Our modern age had not been left without a mirror that would show it its own features. The evils of capitalism, the evils of Nazism, the evils of monolithic Communism, the gross evils of modern warfare – these were exposed in the clearest language. If we have failed to benefit by the exposure, it is certainly not the fault of the Popes. If our world had followed the Popes, there would be no bitter nationalism, no greed and no arms race. We would be quietly building the Utopia of which we have dreamed since the beginning of time.

But the Hierarchy of Latin America prevented the thunder of Leo from being heard in their churches, because it would have disturbed the modus vivendi that linked the Church with an unequal social system.

And the Hierarchy of England muffled the words of Benedict pleading for a just peace, because the centuries-old ghetto mentality of English Catholics made them fear any breach with local nationalism.

The Popes have been like a man leading a horse by means of a rotten rope. Too strong a tug and the rope will break. It is not the strength of Papal authority but its weakness which has done most harm to the Church and the world. And that weakness is not the fault of the Popes but of ourselves.

One of the most heartening features of religious life in our own times is the increasing spiritual prestige of the Holy Father in Protestant and agnostic circles.

It has been brought about not by a change of doctrine but a change of tone in matters ecumenical. When Pope John said to a Jewish delegation, ‘I am your brother Joseph,’ he spoke in familial terms, a kind of speech that had always been possible but which nearly all the hierarchy had lacked the courage to use.

And our own devotion to the Holy Father is itself familial. He is not the chief bureaucrat of a State organisation. He is not a demagogue gaining popularity from a careful mirroring of the ephemeral desires of a million voters. He is in fact a Father given to the Church, who deserves and requires filial love.

When Pope John threw open the doors of the Church to the winds of change, a light was revealed to the world which had hitherto been visible only to the faithful. The world, ignorant of or indifferent to doctrine, nevertheless recognised that John fulfilled its perennial wish for a true guide and father. This was possible because John’s heart beat at one with the Sacred Heart of Our Lord. If he had not been the kind of saint he was, either the doors would have stayed shut, or the open doors would have let in confusion.

But as it is, the right Pope for the times was given to us, and the ecumenical frost of four hundred years melted in a day. But John died, a sacrifice on the high altar for the sake of peace and brotherly love; and we were left to mourn him and consider his successor.

page 581

The position of the present Holy Father is difficult. One may perhaps draw a fruitful parallel between it and the position of Nehru in India after the death of Gandhi.

Nehru was not a charismatic leader. It was his task to bring to fulfilment the seed that Gandhi had planted. The Indians were divided in their opinion of Nehru. They missed the massive originality and personal benignity of Gandhi. Nevertheless, without Nehru the Indian society could not have been adequately controlled and integrated.

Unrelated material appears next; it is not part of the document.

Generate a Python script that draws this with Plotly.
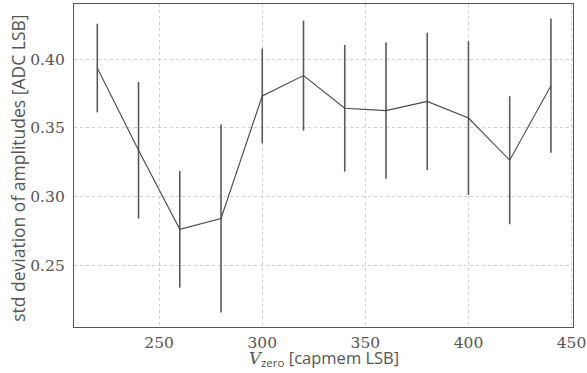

The parallel is of course imperfect. Yet we would be wiser not to complain about what Pope Paul is not (a charismatic father-figure recognised equally as such by those within and those outside the Visible Church) but to honour him for what he is, a holy and dedicated leader struggling with enormous tasks.

We have of course the right to criticise. Our new maturity has been granted and will not be taken from us. But the obedience that came partly from awe and partly from habit must be replaced by an equally meticulous obedience that springs from love.

The Holy Father will rarely command our obedience. It is not the fashion of the times. Nevertheless I think we should obey even when we are not commanded. The new freedom requires a new mode of obedience.

Peter has not stepped down from the difficult earthly Headship of the Church.